Some non-union employees took advantage of a “voluntary separation program” late last year and left of their own accord.
Now, CUPE wants the Labour Relations Board to direct the city and the union to renegotiate the parts of the collective agreement that it alleges were “materially impacted by the information omitted,” Scardillo said, “or alternatively that the employer will not be allowed to move forward with the workforce reductions that were a result of the bad-faith conduct during the term of this collective agreement.”
Scardillo did not rule out the possibility that the labour board could invalidate the existing collective agreement, which was ratified in September 2025 and extends through December 2026.
If the agreement were invalidated, then the standard bargaining process and rules would apply, Scardillo said, which means members would be in a position where they could call for a strike vote, and potentially strike.
But Kendra Strauss, director of Simon Fraser University’s labour studies program, said it seems unlikely the board would invalidate the agreement, let alone that workers could strike this year.
There have been instances where the B.C. Labour Relations Board has ruled that employers engaged in bad-faith bargaining, including ICBC in 2012 and Strauss’s own employer, SFU, in 2013. However, in those cases, the collective agreements had not yet been ratified, and the result of the LRB’s findings was simply to send the parties back to the bargaining table — not to tear up an existing collective agreement.
“It would be highly, highly unusual for the Labour Relations Board to invalidate a collective agreement that has already been negotiated and ratified,” Strauss said.
“But it may also be the case that this has just not been tested, where cases have not been brought where an active collective agreement is in place. … This is an interesting test case.”
“I can’t speculate whether that’s going to be successful, but the union clearly feels this is an important case to bring, given the circumstances,” Strauss said.
Rather than re-opening the whole collective agreement, it could make more sense for the LRB to direct the parties to renegotiate certain parts of it, Strauss said.
Shafik Bhalloo, a labour law expert and professor at Simon Fraser University’s Beedie School of Business, also said it would be highly unusual for the LRB to invalidate a collective agreement solely on the basis of this kind of breach.

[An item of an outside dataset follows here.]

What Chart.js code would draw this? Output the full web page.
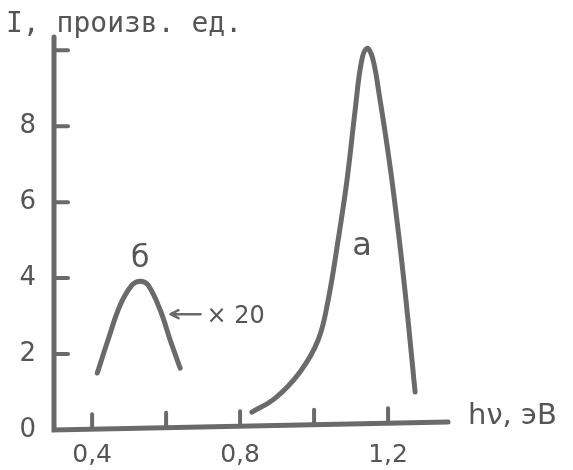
<!DOCTYPE html>
<html>
<head>
<meta charset="utf-8">
<script src="https://cdn.jsdelivr.net/npm/chart.js@4.4.1/dist/chart.umd.min.js"></script>
<style>
  html, body { margin: 0; padding: 0; background: #fff; }
  #wrap { width: 573px; height: 470px; }
</style>
</head>
<body>
<div id="wrap"><canvas id="spectrum"></canvas></div>
<script>
// кривая а (hν, эВ ; I)
const curveAx = [0.832, 0.895, 0.962, 1.011, 1.038, 1.065, 1.089, 1.111, 1.128, 1.143, 1.158, 1.175, 1.205, 1.232, 1.254, 1.273];
const curveAy = [0.47, 0.84, 1.53, 2.37, 3.42, 5.00, 6.58, 8.42, 9.70, 10.05, 9.80, 8.90, 6.97, 4.87, 2.89, 1.00];
// кривая б (x20)
const curveBx = [0.414, 0.443, 0.476, 0.508, 0.530, 0.551, 0.584, 0.611, 0.638];
const curveBy = [1.50, 2.37, 3.29, 3.82, 3.92, 3.82, 3.16, 2.37, 1.63];

const xTicks = [0.4, 0.6, 0.8, 1.0, 1.2];
const xTickLabels = ['0,4', '', '0,8', '', '1,2'];
const yTicks = [0, 2, 4, 6, 8, 10];
const yTickLabels = ['0', '2', '4', '6', '8', ''];

const ink = '#6a6a6a';
const textInk = '#555';

function toPoints(xs, ys) {
    return xs.map((x, i) => ({ x: x, y: ys[i] }));
}

// оси, внутренние засечки и надписи
const axesPlugin = {
    id: 'handAxes',
    afterDraw(chart) {
        const ctx = chart.ctx;
        const xs = chart.scales.x;
        const ys = chart.scales.y;
        const area = chart.chartArea;
        ctx.save();
        ctx.strokeStyle = ink;
        ctx.lineWidth = 5;
        ctx.lineCap = 'round';
        ctx.beginPath();
        ctx.moveTo(area.left, area.top);
        ctx.lineTo(area.left, area.bottom);
        ctx.lineTo(area.right, area.bottom - 8);
        ctx.stroke();

        ctx.lineWidth = 4;
        xTicks.forEach(v => {
            const px = xs.getPixelForValue(v);
            const base = area.bottom - 8 * (px - area.left) / (area.right - area.left);
            ctx.beginPath();
            ctx.moveTo(px, base);
            ctx.lineTo(px, base - 15);
            ctx.stroke();
        });
        yTicks.slice(1).forEach(v => {
            const py = ys.getPixelForValue(v);
            ctx.beginPath();
            ctx.moveTo(area.left, py);
            ctx.lineTo(area.left + 14, py);
            ctx.stroke();
        });

        // стрелка к кривой б
        const ax = xs.getPixelForValue(0.612);
        const ay = ys.getPixelForValue(3.05);
        ctx.lineWidth = 2.5;
        ctx.beginPath();
        ctx.moveTo(ax, ay);
        ctx.lineTo(ax + 30, ay);
        ctx.moveTo(ax, ay);
        ctx.lineTo(ax + 8, ay - 4);
        ctx.moveTo(ax, ay);
        ctx.lineTo(ax + 8, ay + 4);
        ctx.stroke();

        ctx.fillStyle = textInk;
        ctx.textBaseline = 'alphabetic';
        ctx.font = '28px "DejaVu Sans Mono"';
        ctx.fillText('I, произв. ед.', 6, 32);
        ctx.font = '29px "DejaVu Sans"';
        ctx.fillText('hν, эВ', 468, 424);
        ctx.textAlign = 'center';
        ctx.font = '32px "DejaVu Sans"';
        ctx.fillText('а', xs.getPixelForValue(1.13), ys.getPixelForValue(4.6));
        ctx.font = '30px "DejaVu Sans"';
        ctx.fillText('б', xs.getPixelForValue(0.530), ys.getPixelForValue(4.3));
        ctx.textAlign = 'left';
        ctx.font = '24px "DejaVu Sans"';
        ctx.fillText('× 20', ax + 36, ay + 9);
        ctx.restore();
    }
};

new Chart(document.getElementById('spectrum'), {
    type: 'scatter',
    data: {
        datasets: [
            { data: toPoints(curveAx, curveAy) },
            { data: toPoints(curveBx, curveBy) }
        ]
    },
    options: {
        responsive: true,
        maintainAspectRatio: false,
        animation: false,
        layout: { padding: { left: 0, right: 125, top: 37, bottom: 0 } },
        elements: {
            point: { radius: 0 },
            line: { borderColor: ink, borderWidth: 5, borderCapStyle: 'round', borderJoinStyle: 'round', tension: 0.4 }
        },
        datasets: { scatter: { showLine: true } },
        plugins: { legend: { display: false }, tooltip: { enabled: false } },
        scales: {
            x: {
                type: 'linear',
                min: 0.297,
                max: 1.362,
                grid: { display: false, drawTicks: false },
                border: { display: false },
                afterFit(scale) { scale.height = 40; },
                afterBuildTicks(scale) { scale.ticks = xTicks.map(v => ({ value: v })); },
                ticks: {
                    padding: 10,
                    color: textInk,
                    font: { family: 'DejaVu Sans', size: 25 },
                    callback: (v, i) => xTickLabels[i]
                }
            },
            y: {
                type: 'linear',
                min: 0,
                max: 10.35,
                grid: { display: false, drawTicks: false },
                border: { display: false },
                afterFit(scale) { scale.width = 54; },
                afterBuildTicks(scale) { scale.ticks = yTicks.map(v => ({ value: v })); },
                ticks: {
                    padding: 18,
                    color: textInk,
                    font: { family: 'DejaVu Sans', size: 26 },
                    callback: (v, i) => yTickLabels[i]
                }
            }
        }
    },
    plugins: [axesPlugin]
});
</script>
</body>
</html>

“While the board has broad remedial authority, setting aside a concluded collective agreement is an exceptional remedy and would only arise in the most extreme circumstances,” Bhalloo said.
The office of Vancouver Mayor Ken Sim, who leads council’s ABC majority, declined to comment.
Ken Georgetti, the former president of the Canadian Labour Congress and B.C. Federation of Labour, said if city management knew last summer that layoffs were coming, “then they had an obligation to share that with the union when they knew it, as soon as they knew it.”
“You’ve got to come to the bargaining table with clean hands if you want to maintain a good relationship with the representatives of the workers,” Georgetti said.
However, he said, it remains to be seen whether the Labour Relations Board will find the city actually breached the code.